In his riveting drama “Chappaquiddick,” director John Curran revisits a 1969 scandal in which Sen. Ted Kennedy (D-Massachusetts) swerved off a little wooden bridge on Chappaquiddick Island in his home state and left his overturned vehicle submerged in shallow water. Not until 10 hours later did he report the accident. Meanwhile, trapped inside the car, 28-year-old Mary Jo Kopechne drowned.
Before his clothes are even dry, Kennedy (Jason Clarke) pays a visit to his cousin Joe Gargan (Ed Helms) and gives him the terrible news: “I’m not gonna be president.”
With a combination of careful detail and dramatic license, “Chappaquiddick” (sharply written by Taylor Allen and Andrew Logan) is guaranteed to stir new outrage over one of the foulest-smelling stories — and one of the most audacious comebacks — in modern politics. Kennedy never did follow his brother JFK to the White House, but voters kept him in his seat for another 40 years. Though the Chappaquiddick saga now feels like ancient history, the movie arrives at a moment in which many Americans are wondering just how our leaders get away with their various transgressions. “Chappaquiddick” offers a blunt and discomfiting explanation: When it’s our guy, we prefer to look the other way.
Initially, “Chappaquiddick” puts us in Kennedy’s corner: He’s the runt of an illustrious litter, doomed to live in the shadows of his martyred brothers. We wonder whether Kennedy is a victim of bad luck when, post-accident, he screams out for the trapped Mary Jo (Kate Mara in a short but powerful turn). For guidance he calls his ailing father, Joe (Bruce Dern, radiating malevolence), and gets only one word of advice: “Alibi.”
Soon, a different Ted Kennedy emerges: The self-interested son of privilege who decides that doing the right thing is not the best idea. Clarke is wholly convincing during this transformation: Even when he tries to elicit sympathy by wearing a fake neck brace to Kopechne’s funeral, we can’t help but be impressed by his sheer gutsiness. Helms is also good as Kennedy’s conscience, Gargan, who finally draws his own moral line.

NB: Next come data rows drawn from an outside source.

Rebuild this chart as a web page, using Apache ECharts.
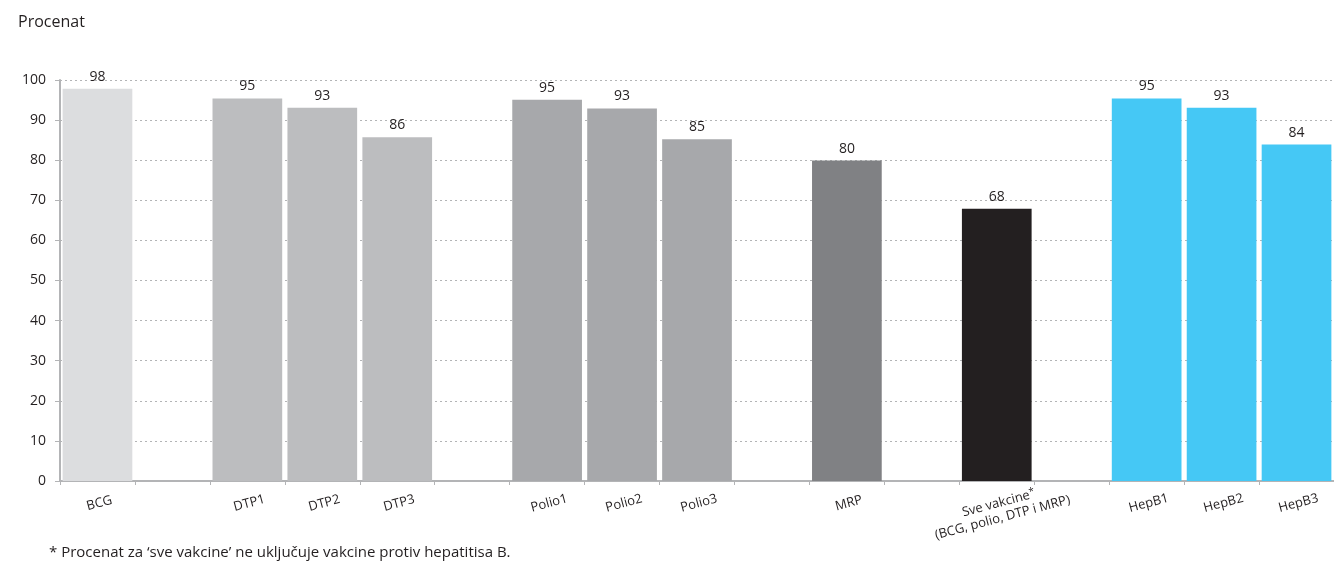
<!DOCTYPE html>
<html>
<head>
<meta charset="utf-8">
<script src="https://cdn.jsdelivr.net/npm/echarts@6/dist/echarts.min.js"></script>
<style>html,body{margin:0;padding:0;background:#fff;}#c{width:1334px;height:569px;}</style>
</head>
<body>
<div id="c"></div>
<script>
const categories = ['BCG', '', 'DTP1', 'DTP2', 'DTP3', '', 'Polio1', 'Polio2', 'Polio3', '', 'MRP', '', 'Sve vakcine*\n(BCG, polio, DTP i MRP)', '', 'HepB1', 'HepB2', 'HepB3'];
const values = [97.8, null, 95.4, 93.1, 85.7, null, 95.1, 92.9, 85.2, null, 79.9, null, 67.9, null, 95.4, 93.1, 83.9];
const groups = ['bcg', null, 'dtp', 'dtp', 'dtp', null, 'polio', 'polio', 'polio', null, 'mrp', null, 'sve', null, 'hepb', 'hepb', 'hepb'];
const yTicks = [0, 10, 20, 30, 40, 50, 60, 70, 80, 90, 100];

const groupColors = { bcg: '#dcdddf', dtp: '#bcbdbf', polio: '#a7a8ab', mrp: '#808184', sve: '#231f20', hepb: '#45c8f5' };
const FONT = 'Open Sans';
const TXT = '#231f20';

const chart = echarts.init(document.getElementById('c'), null, { renderer: 'canvas' });
chart.setOption({
  animation: false,
  textStyle: { fontFamily: FONT },
  grid: { left: 60, right: 0, top: 80, bottom: 88, containLabel: false },
  graphic: [
    { type: 'text', left: 18, top: 14, style: { text: 'Procenat', fontSize: 16, fontFamily: FONT, fill: TXT } },
    { type: 'text', left: 49, top: 545, style: { text: '* Procenat za \u2018sve vakcine\u2019 ne uklju\u010duje vakcine protiv hepatitisa B.', fontSize: 15, fontFamily: FONT, fill: TXT } }
  ],
  xAxis: {
    type: 'category',
    data: categories,
    boundaryGap: true,
    axisLine: { lineStyle: { color: '#b3b4b6', width: 2 } },
    axisTick: { show: true, length: 4, lineStyle: { color: '#b3b4b6', width: 1 }, alignWithLabel: false, interval: 0 },
    axisLabel: {
      interval: 0, rotate: 15, align: 'center', verticalAlign: 'top', margin: 15,
      color: TXT, fontSize: 13, fontFamily: FONT, lineHeight: 15,
      formatter: function (v) {
        if (v.indexOf('*') >= 0) {
          const parts = v.split('\n');
          return '{a|' + parts[0].replace('*', '') + '}{s|*}\n{a|' + parts[1] + '}';
        }
        return v;
      },
      rich: {
        a: { fontSize: 13, fontFamily: FONT, color: TXT, lineHeight: 15 },
        s: { fontSize: 10, fontFamily: FONT, color: TXT, verticalAlign: 'top', lineHeight: 15, padding: [0, 0, 7, 0] }
      }
    },
    splitLine: { show: false }
  },
  yAxis: {
    type: 'value', min: 0, max: 100, interval: 10,
    axisLine: { show: true, lineStyle: { color: '#b3b4b6', width: 2 } },
    axisTick: { show: true, length: 5, lineStyle: { color: '#b3b4b6' } },
    axisLabel: { color: TXT, fontSize: 14, fontFamily: FONT, margin: 14,
      formatter: function (v) { return yTicks.indexOf(v) >= 0 ? String(v) : ''; } },
    splitLine: { show: true, lineStyle: { color: '#b3b4b6', type: [2, 3], width: 1 } }
  },
  series: [{
    type: 'bar',
    barCategoryGap: '7%',
    data: values.map(function (v, i) {
      return v === null ? '-' : { value: v, itemStyle: { color: groupColors[groups[i]] } };
    }),
    label: {
      show: true, position: 'top', distance: 5, color: TXT, fontSize: 14, fontFamily: FONT,
      formatter: function (p) { return Math.round(p.value); }
    }
  }]
});
</script>
</body>
</html>
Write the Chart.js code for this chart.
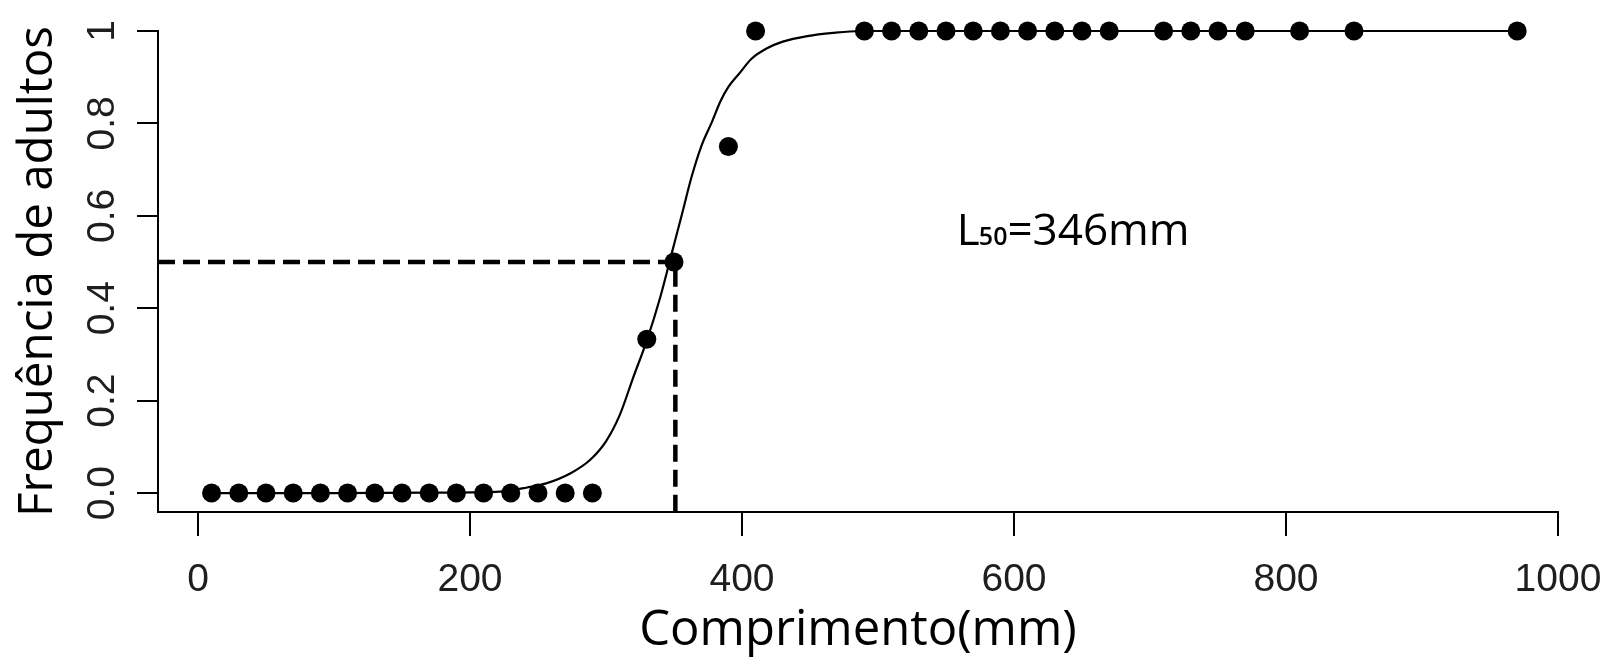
<!DOCTYPE html>
<html><head><meta charset="utf-8">
<script src="https://cdn.jsdelivr.net/npm/chart.js@4.4.1/dist/chart.umd.min.js"></script>
<style>html,body{margin:0;padding:0;background:#fff;}canvas{display:block;}</style>
</head><body>
<canvas id="c" width="1608" height="662"></canvas>
<script>
// ---- data ----
const lengthsMm = [10,30,50,70,90,110,130,150,170,190,210,230,250,270,290,
                   330,350,390,410,
                   490,510,530,550,570,590,610,630,650,670,710,730,750,770,810,850,970];
const adultFreq = [0,0,0,0,0,0,0,0,0,0,0,0,0,0,0,
                   0.333,0.5,0.75,1,
                   1,1,1,1,1,1,1,1,1,1,1,1,1,1,1,1,1];
// fitted logistic curve
const curveX = [10,100,180,222,242,256,274,288,300,310,320,330,340,348,356,363,370,378,384,390,398,407,418,430,448,467,487,600,970];
const curveY = [0,0,0.001,0.003,0.012,0.021,0.043,0.071,0.112,0.168,0.250,0.330,0.425,0.515,0.605,0.685,0.75,0.804,0.847,0.879,0.908,0.94,0.962,0.977,0.989,0.996,1,1,1];
const l50Length = 351;
const l50Freq = 0.5;
const xTickValues = [0,200,400,600,800,1000];
const xTickLabels = ['0','200','400','600','800','1000'];
const yTickValues = [0,0.2,0.4,0.6,0.8,1];
const yTickLabels = ['0.0','0.2','0.4','0.6','0.8','1'];
const xAxisTitle = 'Comprimento(mm)';
const yAxisTitle = 'Frequência de adultos';
const l50TextParts = ['L', '50', '=346mm'];

// ---- chart ----
const X_MIN = -29.4, X_MAX = 1000, Y_MIN = -0.041, Y_MAX = 1;
const labelAnchor = {x: 558, y: 0.537};

const pointsData = lengthsMm.map((v, i) => ({x: v, y: adultFreq[i]}));
const curveData = curveX.map((v, i) => ({x: v, y: curveY[i]}));
const refData = [{x: X_MIN, y: l50Freq}, {x: l50Length, y: l50Freq}, {x: l50Length, y: Y_MIN}];

const l50Plugin = {
  id: 'l50label',
  afterDatasetsDraw(chart) {
    const {ctx, scales} = chart;
    const px = scales.x.getPixelForValue(labelAnchor.x);
    const py = scales.y.getPixelForValue(labelAnchor.y);
    ctx.save();
    ctx.fillStyle = '#000';
    ctx.textBaseline = 'alphabetic';
    ctx.textAlign = 'left';
    let x = px;
    ctx.font = '400 44px "Open Sans"';
    ctx.fillText(l50TextParts[0], x, py);
    x += ctx.measureText(l50TextParts[0]).width - 1;
    ctx.font = '600 25px "Open Sans"';
    ctx.fillText(l50TextParts[1], x, py);
    x += ctx.measureText(l50TextParts[1]).width;
    ctx.font = '400 44px "Open Sans"';
    ctx.fillText(l50TextParts[2], x, py);
    ctx.restore();
  }
};

new Chart(document.getElementById('c'), {
  type: 'scatter',
  data: {
    datasets: [
      {label: 'dados', data: pointsData, order: 0, pointRadius: 9.5, pointHoverRadius: 9.5,
       backgroundColor: '#000', borderWidth: 0, showLine: false, clip: false},
      {label: 'curva', data: curveData, order: 1, showLine: true, pointRadius: 0,
       borderColor: '#000', borderWidth: 2.2, cubicInterpolationMode: 'monotone', fill: false, clip: false},
      {label: 'L50', data: refData, order: 2, showLine: true, pointRadius: 0,
       borderColor: '#000', borderWidth: 4.5, borderDash: [17, 8], tension: 0, fill: false, clip: false}
    ]
  },
  options: {
    responsive: false,
    animation: false,
    events: [],
    layout: {padding: {left: 0, right: 50, top: 31, bottom: 0}},
    plugins: {legend: {display: false}, tooltip: {enabled: false}},
    scales: {
      x: {
        type: 'linear', min: X_MIN, max: X_MAX,
        afterBuildTicks: s => { s.ticks = xTickValues.map(v => ({value: v})); },
        afterFit: s => { s.height = 150; s.paddingLeft = 0; s.paddingRight = 0; },
        ticks: {autoSkip: false, maxRotation: 0, minRotation: 0, padding: 21, color: '#1e1e1e',
                font: {family: '"Liberation Sans", Arial, sans-serif', size: 39},
                callback: (v, i) => xTickLabels[i]},
        grid: {display: true, drawOnChartArea: false, drawTicks: true, tickLength: 24, color: '#000', lineWidth: 2},
        border: {display: true, color: '#000', width: 2},
        title: {display: true, text: xAxisTitle, color: '#000', padding: {top: 0, bottom: 2},
                font: {family: '"Open Sans"', size: 49, weight: '400'}}
      },
      y: {
        type: 'linear', min: Y_MIN, max: Y_MAX,
        afterBuildTicks: s => { s.ticks = yTickValues.map(v => ({value: v})); },
        afterFit: s => { s.width = 158; s.paddingTop = 0; s.paddingBottom = 0; },
        ticks: {autoSkip: false, minRotation: 90, maxRotation: 90, crossAlign: 'center', padding: 7,
                color: '#1e1e1e', font: {family: '"Liberation Sans", Arial, sans-serif', size: 39},
                callback: (v, i) => yTickLabels[i]},
        grid: {display: true, drawOnChartArea: false, drawTicks: true, tickLength: 21, color: '#000', lineWidth: 2},
        border: {display: true, color: '#000', width: 2},
        title: {display: true, text: yAxisTitle, color: '#000', padding: {top: 10, bottom: 0},
                font: {family: '"Open Sans"', size: 47.5, weight: '400'}}
      }
    }
  },
  plugins: [l50Plugin]
});
</script>
</body></html>
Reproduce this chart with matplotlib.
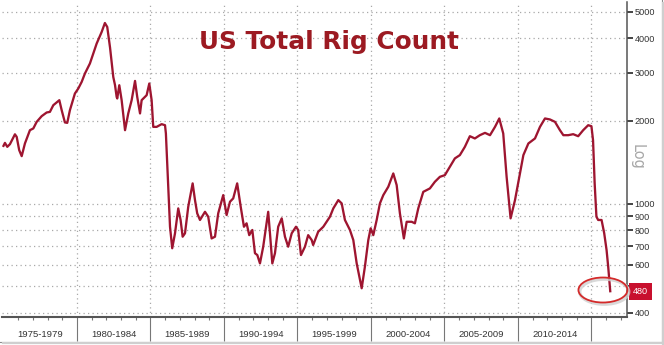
import matplotlib
matplotlib.use('Agg')
import matplotlib.pyplot as plt
from matplotlib.patches import Ellipse
from matplotlib.lines import Line2D
from matplotlib.ticker import NullLocator, FixedLocator
from matplotlib.transforms import IdentityTransform

# ---- data (decimal year, US total rig count) ----
years = [
    1975.00, 1975.10, 1975.26, 1975.44, 1975.78, 1975.90, 1976.07, 1976.24, 1976.46, 1976.80,
    1977.03, 1977.26, 1977.60, 1977.94, 1978.16, 1978.39, 1978.80, 1978.96, 1979.18, 1979.34,
    1979.52, 1979.86, 1980.09, 1980.32, 1980.54, 1980.88, 1981.34, 1981.68, 1981.90, 1982.06,
    1982.25, 1982.47, 1982.59, 1982.70, 1982.74, 1982.88, 1983.04, 1983.27, 1983.49, 1983.72,
    1983.95, 1984.10, 1984.29, 1984.40, 1984.74, 1984.92, 1985.08, 1985.19, 1985.42, 1985.76,
    1985.99, 1986.05, 1986.21, 1986.33, 1986.48, 1986.67, 1986.89, 1987.05, 1987.19, 1987.35,
    1987.57, 1987.87, 1988.03, 1988.18, 1988.37, 1988.71, 1988.93, 1989.16, 1989.39, 1989.61,
    1989.95, 1990.18, 1990.41, 1990.63, 1990.90, 1991.14, 1991.36, 1991.54, 1991.72, 1991.93,
    1992.11, 1992.27, 1992.45, 1992.67, 1993.01, 1993.13, 1993.29, 1993.47, 1993.69, 1993.93,
    1994.15, 1994.37, 1994.61, 1994.90, 1995.05, 1995.24, 1995.51, 1995.73, 1995.97, 1996.07,
    1996.41, 1996.76, 1997.21, 1997.44, 1997.78, 1998.01, 1998.23, 1998.57, 1998.80, 1999.03,
    1999.37, 1999.59, 1999.82, 1999.98, 2000.16, 2000.39, 2000.61, 2000.84, 2001.18, 2001.52,
    2001.75, 2001.97, 2002.24, 2002.43, 2002.77, 2002.99, 2003.22, 2003.56, 2004.01, 2004.35,
    2004.69, 2005.03, 2005.37, 2005.71, 2006.05, 2006.39, 2006.73, 2007.07, 2007.41, 2007.76,
    2008.10, 2008.44, 2008.73, 2009.00, 2009.23, 2009.50, 2009.80, 2010.14, 2010.37, 2010.71,
    2011.16, 2011.50, 2011.84, 2012.18, 2012.52, 2012.86, 2013.09, 2013.42, 2013.76, 2014.10,
    2014.44, 2014.78, 2015.00, 2015.11, 2015.22, 2015.34, 2015.46, 2015.69, 2015.87, 2016.03,
    2016.14, 2016.28,
]
counts = [
    1623, 1664, 1610, 1646, 1788, 1750, 1566, 1489, 1656, 1851,
    1878, 1985, 2082, 2147, 2158, 2282, 2380, 2189, 1975, 1968,
    2189, 2517, 2625, 2774, 2975, 3236, 3826, 4216, 4545, 4396,
    3700, 2893, 2698, 2446, 2414, 2698, 2380, 1851, 2130, 2380,
    2797, 2446, 2130, 2380, 2482, 2737, 2380, 1903, 1903, 1947,
    1930, 1801, 1152, 824, 688, 780, 961, 872, 758, 780,
    974, 1185, 1030, 922, 872, 934, 896, 747, 758, 922,
    1074, 909, 1016, 1045, 1185, 974, 824, 848, 768, 802,
    660, 650, 606, 697, 934, 780, 606, 660, 824, 884,
    758, 697, 780, 824, 802, 650, 697, 768, 737, 707,
    790, 824, 896, 961, 1030, 1002, 872, 802, 737, 606,
    492, 590, 737, 813, 768, 872, 1002, 1074, 1152, 1288,
    1168, 922, 747, 859, 859, 848, 961, 1104, 1136, 1201,
    1252, 1270, 1362, 1461, 1502, 1610, 1760, 1727, 1775, 1810,
    1775, 1903, 2042, 1801, 1252, 884, 1030, 1288, 1502, 1656,
    1727, 1903, 2042, 2025, 1985, 1850, 1775, 1775, 1790, 1760,
    1851, 1930, 1914, 1702, 1185, 896, 872, 872, 780, 678,
    590, 480,
]
period_starts = [1975, 1980, 1985, 1990, 1995, 2000, 2005, 2010]
period_labels = ['1975-1979', '1980-1984', '1985-1989', '1990-1994',
                 '1995-1999', '2000-2004', '2005-2009', '2010-2014']
boundaries = [1980, 1985, 1990, 1995, 2000, 2005, 2010, 2015]
minor_years = [y for y in range(1976, 2018) if y % 5 != 0]
ytick_values = [400, 500, 600, 700, 800, 900, 1000, 2000, 3000, 4000, 5000]
ytick_labels = ['400', '', '600', '700', '800', '900', '1000', '2000', '3000', '4000', '5000']
title_text = 'US Total Rig Count'

LINE_RED = '#9e1530'
TITLE_RED = '#9c1a22'
BOX_RED = '#c8102e'
AXIS_GREY = '#555555'
GRID_GREY = '#a9a9a9'

W, H = 664, 345
fig = plt.figure(figsize=(W / 100, H / 100), dpi=100)
fig.patch.set_facecolor('white')
ax = fig.add_axes([2 / W, 1 - 317 / H, 625 / W, 315 / H])
ax.set_facecolor('white')

ax.plot(years, counts, color=LINE_RED, lw=1.65, solid_joinstyle='round', zorder=3)

ax.set_yscale('log')
ax.set_xlim(1974.9, 2017.42)
ax.set_ylim(386.7, 5420)

# y axis on the right
ax.yaxis.tick_right()
ax.yaxis.set_major_locator(FixedLocator(ytick_values))
ax.yaxis.set_minor_locator(NullLocator())
ax.set_yticklabels(ytick_labels)
ax.tick_params(axis='y', which='major', direction='out', length=4, width=1.4,
               color='#444444', labelsize=6.6, labelcolor='#333333', pad=1.5)
for lab in ax.get_yticklabels():
    lab.set_family('Liberation Sans')

# x axis: boundaries as long separators, yearly minor ticks
ax.set_xticks(boundaries)
ax.set_xticks(minor_years, minor=True)
ax.tick_params(axis='x', which='major', direction='out', length=17.5, width=0.8,
               color='#777777', labelbottom=False)
ax.tick_params(axis='x', which='minor', direction='out', length=2.3, width=0.8,
               color='#777777')

ax.grid(True, which='major', axis='both', linestyle=(0, (1, 2.6)),
        color=GRID_GREY, lw=0.9, zorder=1)

for side in ['left', 'top']:
    ax.spines[side].set_visible(False)
ax.spines['right'].set_color(AXIS_GREY)
ax.spines['right'].set_linewidth(1.1)
ax.spines['bottom'].set_color(AXIS_GREY)
ax.spines['bottom'].set_linewidth(1.5)

# period labels in the bottom band
xt = ax.get_xaxis_transform()
for s, lab in zip(period_starts, period_labels):
    ax.text(s + 2.5, -0.057, lab, transform=xt, ha='center', va='center',
            fontsize=6.8, family='Liberation Sans', color='#333333')

# title and "Log"
fig.text(329 / W, 1 - 49.3 / H, title_text, ha='center', va='baseline',
         fontsize=17.8, fontweight='bold', color=TITLE_RED, family='DejaVu Sans')
fig.text(637 / W, 1 - 157 / H, 'Log', rotation=270, ha='center', va='center',
         fontsize=10.5, color='#a8a8a8', family='DejaVu Sans')

# last value box
ax.annotate(f'{counts[-1]:.0f}', xy=(1, counts[-1]), xycoords=('axes fraction', 'data'),
            xytext=(13.5, 0), textcoords='offset pixels', ha='center', va='center',
            fontsize=6.6, family='Liberation Sans', color='white', annotation_clip=False,
            bbox=dict(boxstyle='square,pad=0.42', fc=BOX_RED, ec='none'), zorder=5)

# ellipse around the last point
px, py = ax.transData.transform((years[-1], counts[-1]))
shadow = Ellipse((px - 6, py - 0.5), 49, 25, fill=False, ec='#d0d0d0', lw=2.4,
                 transform=IdentityTransform(), alpha=0.8)
fig.add_artist(shadow)
ring = Ellipse((px - 7.3, py + 1.2), 49, 25, fill=False, ec='#d42a2a', lw=1.3,
               transform=IdentityTransform())
fig.add_artist(ring)

# frame border with shadow (right and bottom)
fig.add_artist(Line2D([661.5, 661.5], [3.5, H], color='#8a8a8a', lw=0.8,
                      transform=IdentityTransform()))
fig.add_artist(Line2D([0, 661.5], [3.5, 3.5], color='#8a8a8a', lw=0.8,
                      transform=IdentityTransform()))
fig.add_artist(Line2D([663, 663], [1, H - 3], color='#cfcfcf', lw=1.6,
                      transform=IdentityTransform()))
fig.add_artist(Line2D([3, 663], [2, 2], color='#cfcfcf', lw=1.6,
                      transform=IdentityTransform()))

fig.savefig('out.png', dpi=100, facecolor='white')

With a cabal of advisers led by Clancy Brown as former Secretary of Defense Robert S. McNamara, Kennedy uses his famous name, political connections and telegenic charm to effectively distance himself from a woman he left for dead at the scene of an accident he himself caused. Near the film’s end, a real Massachusetts citizen is asked in a 1969 television interview whether he’d vote for Kennedy. “The guy’s a good guy,” the man says. “I certainly would.”